We’ve all heard the saying, “Worry about the little things and the big things will take care of themselves.” While no one would necessarily advocate skipping the mortgage payment because you’re making sure there’s plenty of dish soap in the kitchen, there’s quite a bit of wisdom in the adage.
Too often, we get wrapped up in the big issues that frequently are out of our control. We truly can’t personally jumpstart the economy, stop a competitor from setting up shop nearby or keep that storm from hitting just on our busiest day.
What we can do is take control of the myriad details that customers notice every time they’re in your business, the type of details that might be easy to let slip through the cracks, especially when crises arise.

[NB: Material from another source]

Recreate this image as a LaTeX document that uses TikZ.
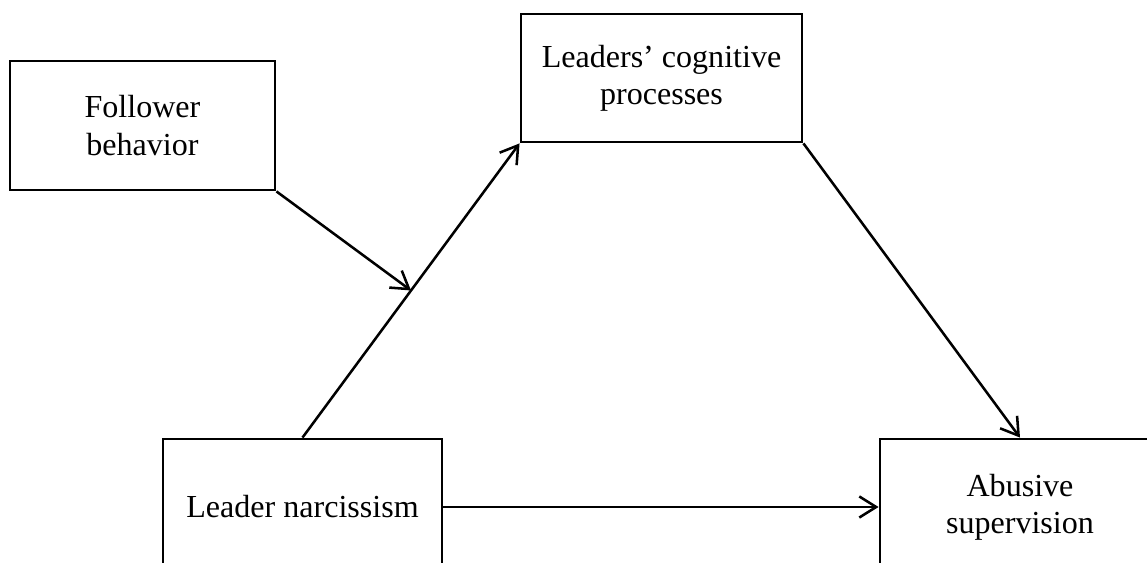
\documentclass[tikz,border=0pt]{standalone}
\usepackage{fontspec}
\setmainfont{Liberation Serif}
\usetikzlibrary{positioning,arrows.meta}

\begin{document}
\begin{tikzpicture}[x=0.025cm,y=-0.025cm,
        box/.style={draw,line width=2pt,align=center,inner sep=0pt,
                    font=\fontsize{22.8}{26.5}\selectfont},
        link/.style={line width=1.8pt,
                     -{Straight Barb[length=12pt,width=15pt]}}]
  \useasboundingbox (0,0) rectangle (1147,563);
  \clip (0,0) rectangle (1147,563);
  % boxes
  \node[box,minimum width=6.625cm,minimum height=3.225cm] (follower)
    at (142.5,125.5) {Follower\\behavior};
  \node[box,minimum width=7.025cm,minimum height=3.2cm] (cognition)
    at (661.5,78) {Leaders’ cognitive\\processes};
  \node[box,minimum width=6.975cm,minimum height=3.4cm] (narcissism)
    at (302.5,507) {Leader narcissism};
  \node[box,minimum width=7cm,minimum height=3.4cm] (abuse)
    at (1020,507) {Abusive\\supervision};
  % arrows
  \draw[link] (narcissism.north) -- (cognition.south west)
    coordinate[pos=0.5] (moderate);
  \draw[link] (cognition.south east) -- (abuse.north);
  \draw[link] (narcissism.east) -- (abuse.west);
  \draw[link] (follower.south east) -- (moderate);
\end{tikzpicture}
\end{document}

Start by adopting these practices:
1. Say what you mean, mean what you say. Whether you’re speaking to a client or an employee, choose your words carefully. Don’t speak in the heat of anger or make promises you can’t keep. Your words are a tool. As someone in charge, you can be certain that what you say will be remembered and dissected. Choose words wisely.
2. Make sure everything is in its place. Your client’s experience is developed based on more than one facet of your business. Don’t think that one staff member's good service is going to make up for a difficult receptionist, a messy bathroom or being out-of-stock on a favorite product. Every detail needs to be in place – every time.
3. Getting by isn’t good enough. Sometimes it seems as though no one is going to notice if you cut corners, just this once. The trouble is that someone might take note of that missing detail and not come back. Plus, it’s really easy to let “good enough” become the new standard. Insist on excellence. Show your staff how it’s done.
4. Put the systems in place. It’s much easier to excel when there are systems to help you get there. Don’t make your staff reinvent the wheel every day. Systems save a lot of unnecessary questions, a lot of unnecessary guesswork and a lot of unnecessary mistakes. Get the details down once and train the employees who need to know. More things will get done right, every time. The result? Smoother operations and less wasted time.
5. Don’t use the details as an excuse. The “little things” are important, for sure. Don’t confuse “busy work” with taking care of the details of running your business. When you find yourself color-coding your filing system for the fourth time or changing your Facebook status again or alphabetizing the herbal teas, you must ask yourself if you’re just putting off a bigger, more challenging task. Chances are that you are. And don’t chalk it up to being a “perfectionist.” Some details are worth fussing over; others aren’t.
Paying attention to the details is what separates the ordinary from the extraordinary. True, the major issues won’t just take care of themselves; however, the small day-to-day details certainly won’t, either. And those could be the make-it-or-break-it details for your business.